** BEGIN Given data **

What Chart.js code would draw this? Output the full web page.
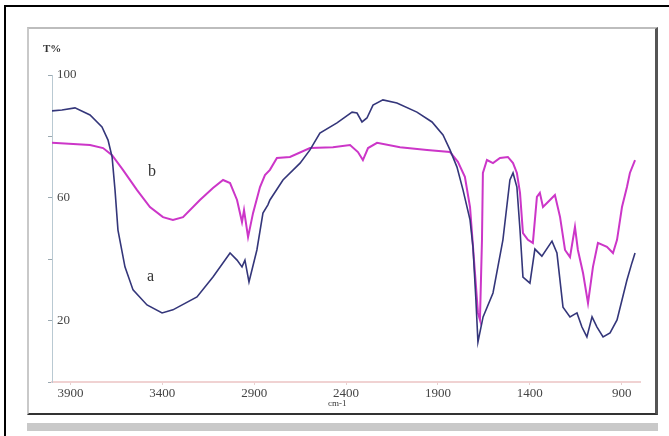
<!DOCTYPE html>
<html>
<head>
<meta charset="utf-8">
<script src="https://cdn.jsdelivr.net/npm/chart.js@4.4.0/dist/chart.umd.min.js"></script>
<style>
    body { margin: 0; background: #fff; }
    #wrap { position: relative; width: 669px; height: 436px; overflow: hidden; }
    .outer { position: absolute; left: 4px; top: 5px; width: 680px; height: 450px; border-top: 2px solid #000; border-left: 2px solid #000; }
    .frame { position: absolute; left: 27px; top: 27px; width: 626px; height: 384px;
             border-top: 2px solid #bdbdbd; border-left: 2px solid #c9c9c9; border-right: 3px solid #555; border-bottom: 2px solid #333; }
    .band { position: absolute; left: 27px; top: 423px; width: 631px; height: 8px; background: #c9c9c9; }
    .lbl { position: absolute; font-family: 'Liberation Serif', 'DejaVu Serif', serif; color: #333; line-height: 1; }
    canvas { position: absolute; left: 0; top: 0; }
</style>
</head>
<body>
<div id="wrap">
    <div class="outer"></div>
    <div class="frame"></div>
    <div class="band"></div>
    <canvas id="irChart" width="669" height="436"></canvas>
    <span class="lbl" style="left:43px; top:43px; font-size:11px; font-weight:bold;">T%</span>
    <span class="lbl" style="left:148px; top:163px; font-size:16px;">b</span>
    <span class="lbl" style="left:147px; top:268px; font-size:16px;">a</span>
    <span class="lbl" style="left:328px; top:399px; font-size:9px;">cm-1</span>
</div>
<script>
// wavenumber (cm-1) and transmittance (%)
const waveA = [4000, 3946, 3875, 3793, 3728, 3695, 3673, 3657, 3641, 3603, 3559, 3483, 3401, 3342, 3211,
    3124, 3031, 2993, 2966, 2950, 2928, 2885, 2852, 2825, 2814, 2743, 2650, 2596, 2542, 2449, 2367,
    2340, 2313, 2286, 2253, 2199, 2123, 2014, 1932, 1872, 1834, 1796, 1763, 1725, 1709, 1693, 1682,
    1654, 1600, 1546, 1508, 1491, 1470, 1453, 1437, 1399, 1372, 1334, 1279, 1252, 1219, 1181, 1143,
    1116, 1089, 1061, 1034, 1001, 963, 925, 898, 871, 844, 827];
const transA = [88.3, 88.6, 89.3, 87.0, 83.1, 78.8, 73.3, 62.5, 49.5, 37.5, 30.0, 25.1, 22.5, 23.5, 27.7,
    34.2, 42.0, 39.7, 37.5, 39.7, 32.6, 43.0, 55.0, 57.7, 59.3, 65.8, 71.3, 75.6, 81.1, 84.4, 87.9,
    87.6, 84.7, 86.0, 90.2, 91.9, 90.9, 87.9, 84.7, 80.5, 75.6, 70.0, 62.5, 52.8, 44.0, 26.7, 13.0,
    21.2, 29.0, 46.3, 65.8, 68.1, 63.5, 49.5, 34.2, 32.2, 43.3, 41.0, 45.9, 42.0, 24.4, 21.2, 22.5,
    17.9, 14.7, 21.2, 17.9, 14.7, 16.0, 20.2, 26.7, 33.2, 38.8, 42.0];

const waveB = [4000, 3793, 3722, 3673, 3614, 3537, 3467, 3396, 3342, 3287, 3195, 3124, 3069, 3031, 2993,
    2966, 2955, 2933, 2906, 2868, 2841, 2814, 2776, 2705, 2596, 2471, 2378, 2335, 2308, 2280, 2231,
    2106, 1959, 1834, 1791, 1753, 1725, 1698, 1682, 1671, 1660, 1655, 1633, 1600, 1562, 1519, 1491,
    1470, 1453, 1437, 1410, 1383, 1361, 1345, 1328, 1290, 1263, 1235, 1208, 1181, 1154, 1138, 1110,
    1083, 1056, 1029, 980, 947, 925, 898, 871, 855, 827];
const transB = [77.9, 77.2, 76.2, 73.9, 69.1, 62.5, 57.0, 53.7, 52.8, 53.7, 59.3, 63.2, 65.8, 64.8, 59.3,
    52.1, 56.0, 47.2, 55.0, 63.5, 67.4, 69.1, 73.0, 73.3, 76.2, 76.5, 77.2, 74.9, 72.3, 76.2, 77.9,
    76.5, 75.6, 74.9, 71.7, 66.8, 57.0, 35.5, 22.5, 20.2, 46.3, 68.1, 72.3, 71.3, 73.0, 73.3, 71.3,
    68.1, 61.6, 48.5, 46.3, 45.3, 60.3, 61.6, 57.0, 59.3, 60.9, 53.7, 43.0, 40.7, 50.5, 43.0, 35.5,
    25.7, 37.5, 45.3, 44.0, 42.0, 46.3, 57.0, 63.5, 68.1, 72.3];

const xTicks = [3900, 3400, 2900, 2400, 1900, 1400, 900];
const yTicks = [0, 20, 40, 60, 80, 100];
const yLabelled = [100, 60, 20];

const toPoints = (w, t) => w.map((v, i) => ({ x: v, y: t[i] }));
const tickFont = { family: "'Liberation Serif', 'DejaVu Serif', serif", size: 13 };

new Chart(document.getElementById('irChart').getContext('2d'), {
    type: 'line',
    data: {
        datasets: [
            { label: 'a', data: toPoints(waveA, transA), borderColor: '#34367a', borderWidth: 1.6, pointRadius: 0, tension: 0 },
            { label: 'b', data: toPoints(waveB, transB), borderColor: '#cc36c8', borderWidth: 2, pointRadius: 0, tension: 0 }
        ]
    },
    options: {
        responsive: false,
        animation: false,
        layout: { padding: { left: 42, right: 29, top: 75, bottom: 24 } },
        plugins: { legend: { display: false }, tooltip: { enabled: false } },
        scales: {
            x: {
                type: 'linear',
                reverse: true,
                min: 800,
                max: 4000,
                afterBuildTicks: scale => { scale.ticks = xTicks.map(v => ({ value: v })); },
                afterFit: scale => { scale.height = 30; },
                border: { color: '#f0d2d2', width: 2 },
                grid: { drawOnChartArea: false, tickLength: 3, color: '#e8d0d0' },
                ticks: { font: tickFont, color: '#444', padding: 1, maxRotation: 0, autoSkip: false,
                         callback: v => String(v) }
            },
            y: {
                min: 0,
                max: 100,
                afterBuildTicks: scale => { scale.ticks = yTicks.map(v => ({ value: v })); },
                afterFit: scale => { scale.width = 10; },
                border: { color: '#b9c9d2', width: 1 },
                grid: { drawOnChartArea: false, tickLength: 4, color: '#9aa8b0' },
                ticks: {
                    mirror: true,
                    padding: 5,
                    font: tickFont,
                    color: '#444',
                    callback: v => yLabelled.includes(v) ? String(v) : ''
                }
            }
        }
    }
});
</script>
</body>
</html>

** END Given data **

(Direction): Restate the whole listing above exactly, please, omitting every image.

(Response):
What Chart.js code would draw this? Output the full web page.
<!DOCTYPE html>
<html>
<head>
<meta charset="utf-8">
<script src="https://cdn.jsdelivr.net/npm/chart.js@4.4.0/dist/chart.umd.min.js"></script>
<style>
    body { margin: 0; background: #fff; }
    #wrap { position: relative; width: 669px; height: 436px; overflow: hidden; }
    .outer { position: absolute; left: 4px; top: 5px; width: 680px; height: 450px; border-top: 2px solid #000; border-left: 2px solid #000; }
    .frame { position: absolute; left: 27px; top: 27px; width: 626px; height: 384px;
             border-top: 2px solid #bdbdbd; border-left: 2px solid #c9c9c9; border-right: 3px solid #555; border-bottom: 2px solid #333; }
    .band { position: absolute; left: 27px; top: 423px; width: 631px; height: 8px; background: #c9c9c9; }
    .lbl { position: absolute; font-family: 'Liberation Serif', 'DejaVu Serif', serif; color: #333; line-height: 1; }
    canvas { position: absolute; left: 0; top: 0; }
</style>
</head>
<body>
<div id="wrap">
    <div class="outer"></div>
    <div class="frame"></div>
    <div class="band"></div>
    <canvas id="irChart" width="669" height="436"></canvas>
    <span class="lbl" style="left:43px; top:43px; font-size:11px; font-weight:bold;">T%</span>
    <span class="lbl" style="left:148px; top:163px; font-size:16px;">b</span>
    <span class="lbl" style="left:147px; top:268px; font-size:16px;">a</span>
    <span class="lbl" style="left:328px; top:399px; font-size:9px;">cm-1</span>
</div>
<script>
// wavenumber (cm-1) and transmittance (%)
const waveA = [4000, 3946, 3875, 3793, 3728, 3695, 3673, 3657, 3641, 3603, 3559, 3483, 3401, 3342, 3211,
    3124, 3031, 2993, 2966, 2950, 2928, 2885, 2852, 2825, 2814, 2743, 2650, 2596, 2542, 2449, 2367,
    2340, 2313, 2286, 2253, 2199, 2123, 2014, 1932, 1872, 1834, 1796, 1763, 1725, 1709, 1693, 1682,
    1654, 1600, 1546, 1508, 1491, 1470, 1453, 1437, 1399, 1372, 1334, 1279, 1252, 1219, 1181, 1143,
    1116, 1089, 1061, 1034, 1001, 963, 925, 898, 871, 844, 827];
const transA = [88.3, 88.6, 89.3, 87.0, 83.1, 78.8, 73.3, 62.5, 49.5, 37.5, 30.0, 25.1, 22.5, 23.5, 27.7,
    34.2, 42.0, 39.7, 37.5, 39.7, 32.6, 43.0, 55.0, 57.7, 59.3, 65.8, 71.3, 75.6, 81.1, 84.4, 87.9,
    87.6, 84.7, 86.0, 90.2, 91.9, 90.9, 87.9, 84.7, 80.5, 75.6, 70.0, 62.5, 52.8, 44.0, 26.7, 13.0,
    21.2, 29.0, 46.3, 65.8, 68.1, 63.5, 49.5, 34.2, 32.2, 43.3, 41.0, 45.9, 42.0, 24.4, 21.2, 22.5,
    17.9, 14.7, 21.2, 17.9, 14.7, 16.0, 20.2, 26.7, 33.2, 38.8, 42.0];

const waveB = [4000, 3793, 3722, 3673, 3614, 3537, 3467, 3396, 3342, 3287, 3195, 3124, 3069, 3031, 2993,
    2966, 2955, 2933, 2906, 2868, 2841, 2814, 2776, 2705, 2596, 2471, 2378, 2335, 2308, 2280, 2231,
    2106, 1959, 1834, 1791, 1753, 1725, 1698, 1682, 1671, 1660, 1655, 1633, 1600, 1562, 1519, 1491,
    1470, 1453, 1437, 1410, 1383, 1361, 1345, 1328, 1290, 1263, 1235, 1208, 1181, 1154, 1138, 1110,
    1083, 1056, 1029, 980, 947, 925, 898, 871, 855, 827];
const transB = [77.9, 77.2, 76.2, 73.9, 69.1, 62.5, 57.0, 53.7, 52.8, 53.7, 59.3, 63.2, 65.8, 64.8, 59.3,
    52.1, 56.0, 47.2, 55.0, 63.5, 67.4, 69.1, 73.0, 73.3, 76.2, 76.5, 77.2, 74.9, 72.3, 76.2, 77.9,
    76.5, 75.6, 74.9, 71.7, 66.8, 57.0, 35.5, 22.5, 20.2, 46.3, 68.1, 72.3, 71.3, 73.0, 73.3, 71.3,
    68.1, 61.6, 48.5, 46.3, 45.3, 60.3, 61.6, 57.0, 59.3, 60.9, 53.7, 43.0, 40.7, 50.5, 43.0, 35.5,
    25.7, 37.5, 45.3, 44.0, 42.0, 46.3, 57.0, 63.5, 68.1, 72.3];

const xTicks = [3900, 3400, 2900, 2400, 1900, 1400, 900];
const yTicks = [0, 20, 40, 60, 80, 100];
const yLabelled = [100, 60, 20];

const toPoints = (w, t) => w.map((v, i) => ({ x: v, y: t[i] }));
const tickFont = { family: "'Liberation Serif', 'DejaVu Serif', serif", size: 13 };

new Chart(document.getElementById('irChart').getContext('2d'), {
    type: 'line',
    data: {
        datasets: [
            { label: 'a', data: toPoints(waveA, transA), borderColor: '#34367a', borderWidth: 1.6, pointRadius: 0, tension: 0 },
            { label: 'b', data: toPoints(waveB, transB), borderColor: '#cc36c8', borderWidth: 2, pointRadius: 0, tension: 0 }
        ]
    },
    options: {
        responsive: false,
        animation: false,
        layout: { padding: { left: 42, right: 29, top: 75, bottom: 24 } },
        plugins: { legend: { display: false }, tooltip: { enabled: false } },
        scales: {
            x: {
                type: 'linear',
                reverse: true,
                min: 800,
                max: 4000,
                afterBuildTicks: scale => { scale.ticks = xTicks.map(v => ({ value: v })); },
                afterFit: scale => { scale.height = 30; },
                border: { color: '#f0d2d2', width: 2 },
                grid: { drawOnChartArea: false, tickLength: 3, color: '#e8d0d0' },
                ticks: { font: tickFont, color: '#444', padding: 1, maxRotation: 0, autoSkip: false,
                         callback: v => String(v) }
            },
            y: {
                min: 0,
                max: 100,
                afterBuildTicks: scale => { scale.ticks = yTicks.map(v => ({ value: v })); },
                afterFit: scale => { scale.width = 10; },
                border: { color: '#b9c9d2', width: 1 },
                grid: { drawOnChartArea: false, tickLength: 4, color: '#9aa8b0' },
                ticks: {
                    mirror: true,
                    padding: 5,
                    font: tickFont,
                    color: '#444',
                    callback: v => yLabelled.includes(v) ? String(v) : ''
                }
            }
        }
    }
});
</script>
</body>
</html>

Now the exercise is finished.